The ground surged, swelling in a few places, then rising everywhere, breaking up in great uneven clumps of mud and roots and whatever else had settled over time. He stepped back as the first hands broke through, finding purchase for the desiccated undead to pull themselves free, to do his bidding with what remained of their bodies.
After two centuries underground, they were mostly reduced to dark brown bones and tiny bits of flesh that had turned to hard leather at the joints. To Godfrey’s amazement, the necromancy enchanted their bones, helping the skeletons to stand erect, move, and fight. The earthen smell of turned dirt brought with it the fetid scent of death, yet Godfrey only smelled the genesis of a new era.
It pleased him that his pre
decessors had thought to bury the duffers with their weapons.
*
The ripping headache did more to wake him up than the stabbing pain in his shoulders. He stood upright in the middle of a cell, arms tied above his head. Already he’d lost the feeling in his hands, and the numbness extended to his elbows.
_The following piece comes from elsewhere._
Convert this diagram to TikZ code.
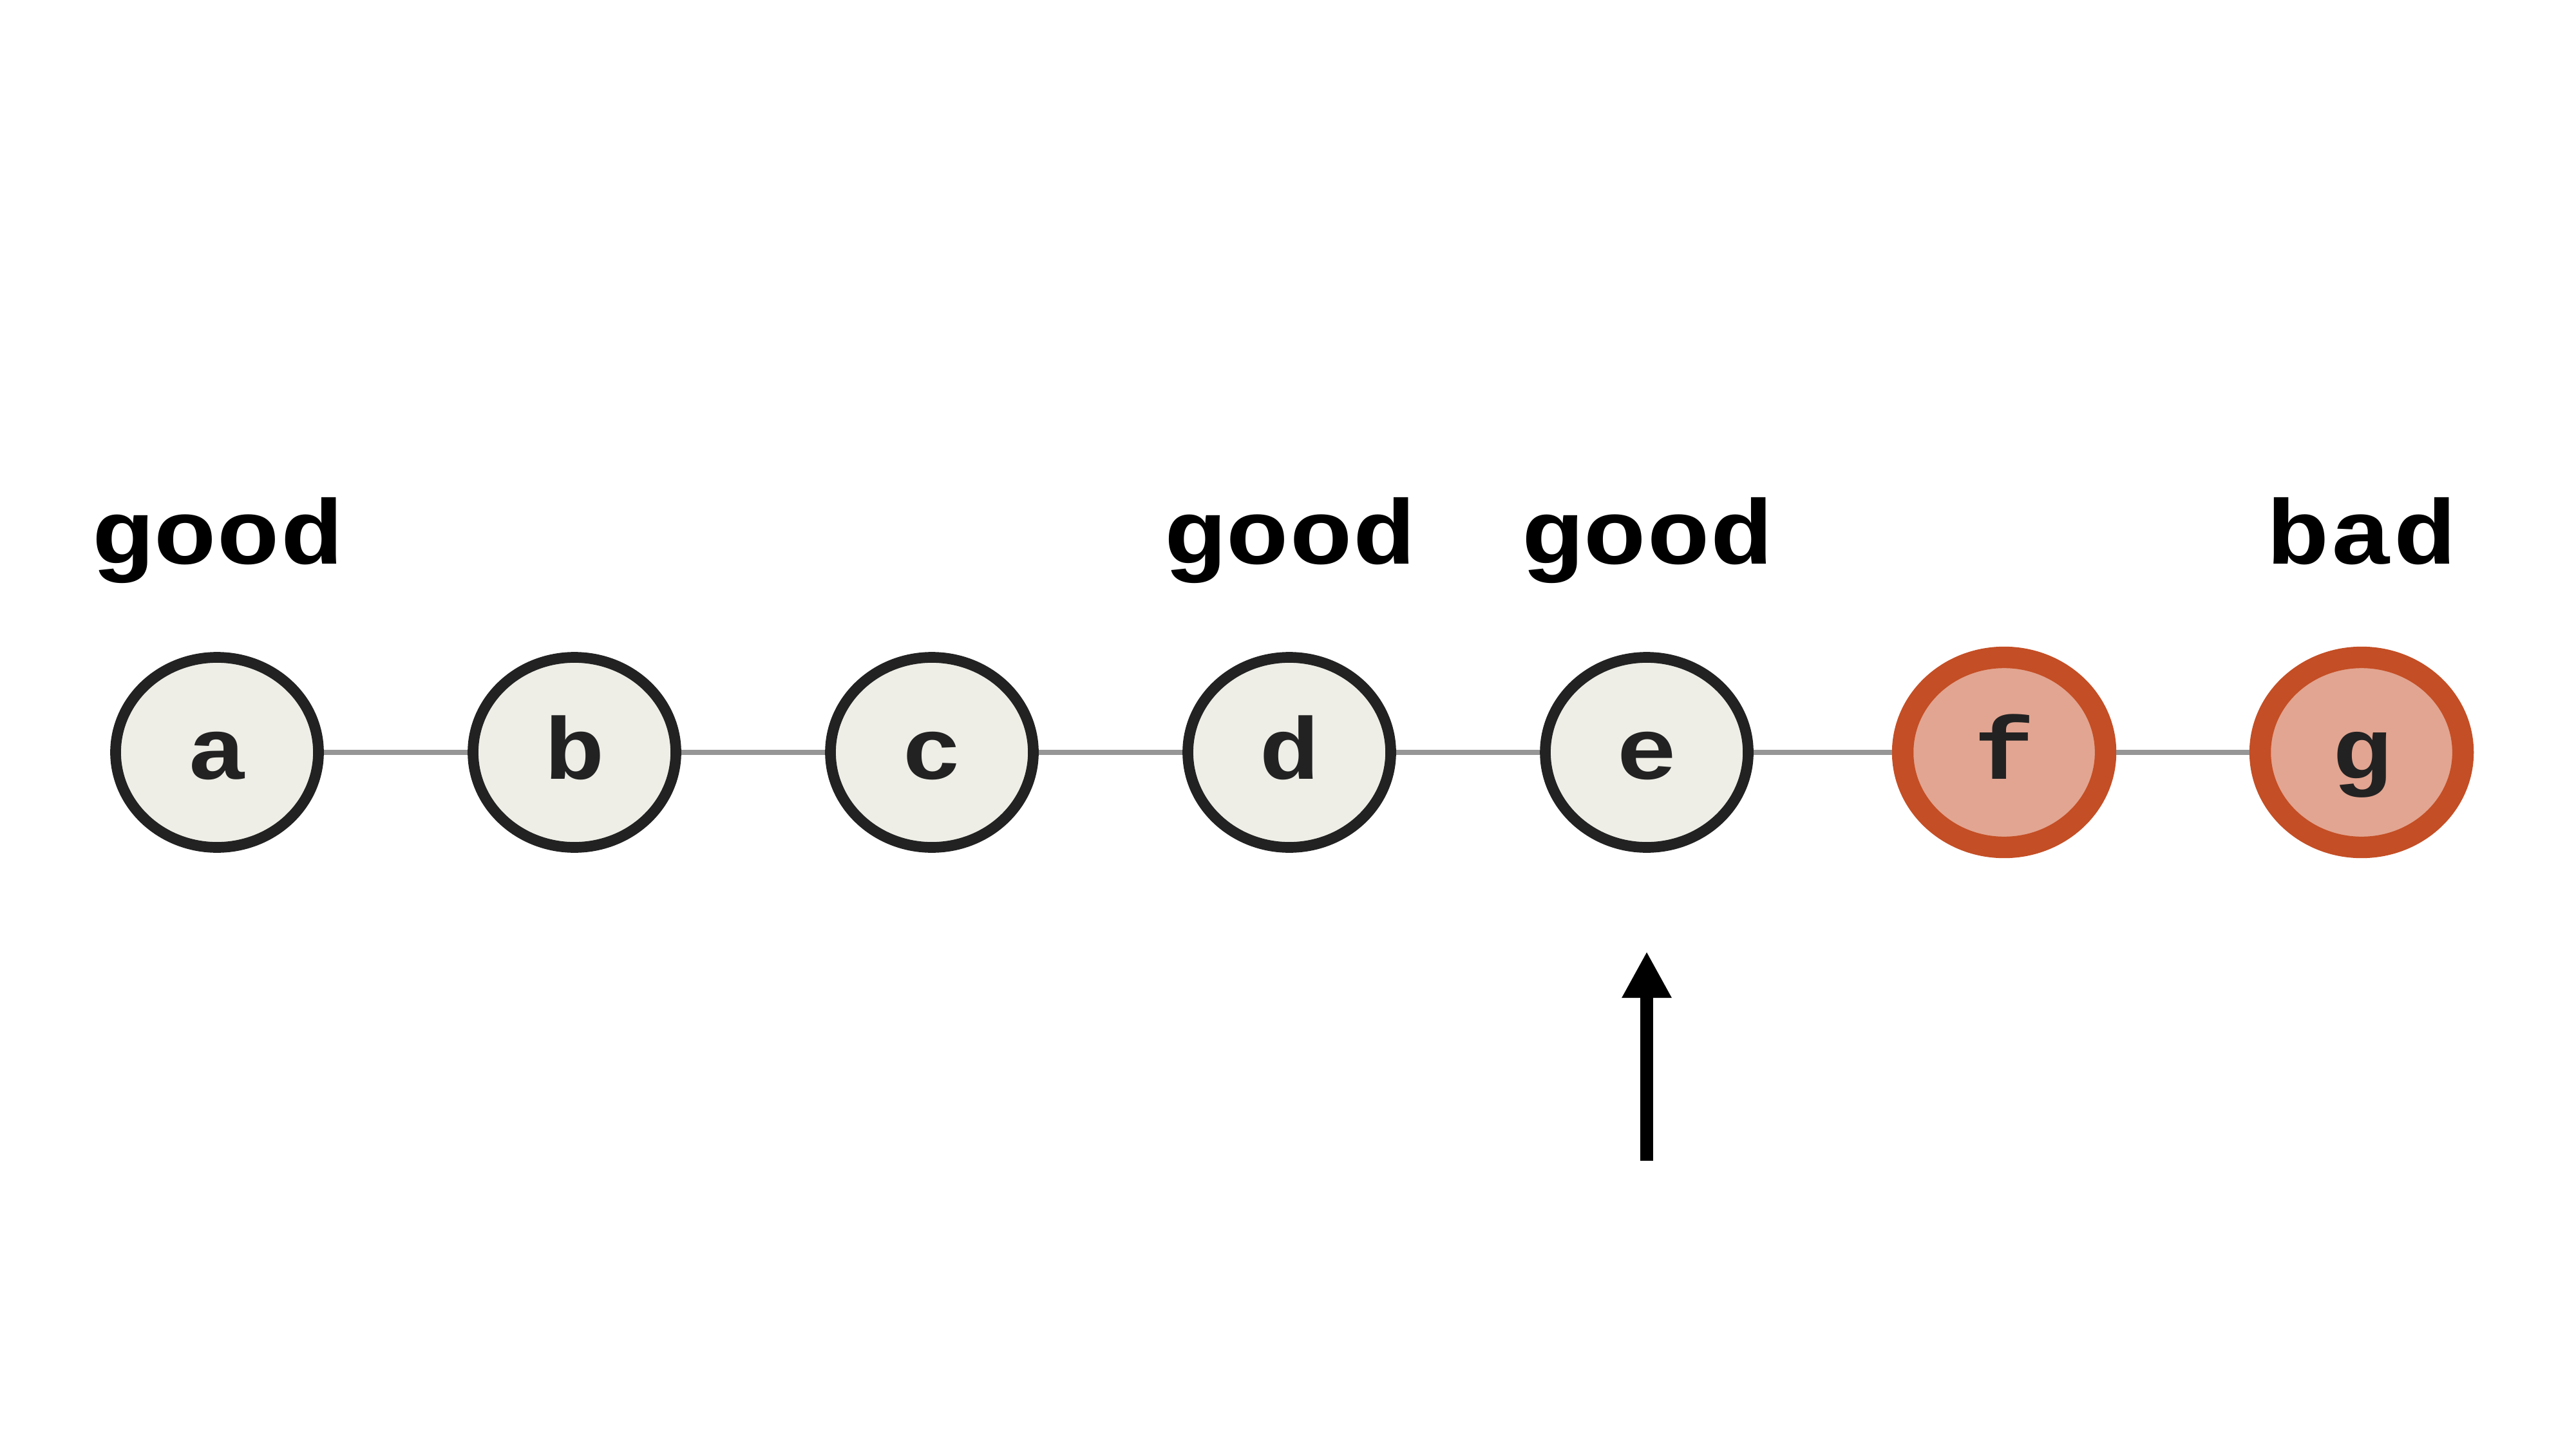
\documentclass[tikz,border=0pt]{standalone}
\usepackage{fontspec}
\setmonofont{Liberation Mono}[FakeStretch=1.15]
\usetikzlibrary{arrows.meta,positioning,shapes.geometric}

\definecolor{ink}{HTML}{222222}
\definecolor{paper}{HTML}{EEEEE7}
\definecolor{rust}{HTML}{C44E25}
\definecolor{blush}{HTML}{E2A591}
\definecolor{wire}{HTML}{969696}

\begin{document}
\begin{tikzpicture}[line cap=butt, line join=round,
    node distance=2.22cm, on grid,
    commit/.style={ellipse, draw=ink, fill=paper, line width=1.9pt,
      minimum width=1.26cm, minimum height=1.18cm, inner sep=0pt,
      text=ink, font=\ttfamily\bfseries\fontsize{15.5}{15.5}\selectfont,
      text height=9.4pt, text depth=0pt},
    broken/.style={commit, draw=rust, fill=blush, line width=3.8pt},
    verdict/.style={font=\ttfamily\bfseries\fontsize{16.2}{16.2}\selectfont,
      inner sep=0pt},
    link/.style={draw=wire, line width=0.9pt}]
  \useasboundingbox (0,0) rectangle (16,9);

  % history, oldest first
  \node[commit] (a) at (1.348,4.328) {a};
  \node[commit, right=of a] (b) {b};
  \node[commit, right=of b] (c) {c};
  \node[commit, right=of c] (d) {d};
  \node[commit, right=of d] (e) {e};
  \node[broken, right=of e] (f) {f};
  \node[broken, right=of f] (g) {g};

  \foreach \u/\v in {a/b,b/c,c/d,d/e,e/f,f/g}
    \draw[link] (\u) -- (\v);

  % marks from the bisect run
  \node[verdict, above=1.172cm of a, anchor=base] (ma) {good};
  \node[verdict, above=1.172cm of d, anchor=base] (md) {good};
  \node[verdict, above=1.172cm of e, anchor=base] (me) {good};
  \node[verdict, above=1.172cm of g, anchor=base] (mg) {bad};

  % current position
  \coordinate[below=2.536cm of e] (tail);
  \coordinate[below=1.236cm of e] (head);
  \draw[line width=2.2pt, -{Triangle[length=8.2pt, width=8.2pt]}] (tail) -- (head);
\end{tikzpicture}
\end{document}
Calvin coughed and regretted it right away, wincing at the intense throb on the right side of his skull. He wanted to cup a hand to his head, but his wrists were tied to opposite walls, keeping his arms spread wide. He felt worse than he had in days, and that was saying something.
The brig. He was back in the brig. Straw lined the floor; stone at his back, stone to either side, and iron bars in front of him. Brian sat on a bench outside the cell, humming to himself as he whittled away at a stick.
Calvin failed to bring a foul word to his lips. Knives jiggled around in his throat, or so it felt; he desperately needed water. The rasping sound that escaped his mouth caught Brian’s attention, and the whittling ceased.
“Good morning. Well, afternoon by now—hard to tell down here. You’ve been out all day, thought you might have died. I was wondering what that would look like. I’ve never seen how it works,” Brian said. He touched the tip of his knife to his own shirt, indicating Hamilton’s dial. Calvin looked down at his tunic, which had fallen open, exposing the infernal contraption. The skin around it was pink, white, and green with infection, and it itched horribly.
Brian shrugged and resumed whittling. “I remember seeing a blueprint of it once. Eustice Hamilton designed it. You’ve met him, yeah? Good soldier, and most people don’t realize he tinkers with the tech, too. He’s pretty sharp. You should hear him go on about the human body, how it’s just a machine like anything else. I’m trying to figure out how it draws electricity from your heart. And what will it do when the counter runs out? Guess we’ll see, ‘cause you’ve got less than an hour to go. Maybe if you have a really good reason for shafting the entire army and blowing the lid off the Saint George, we might pull it out of you.”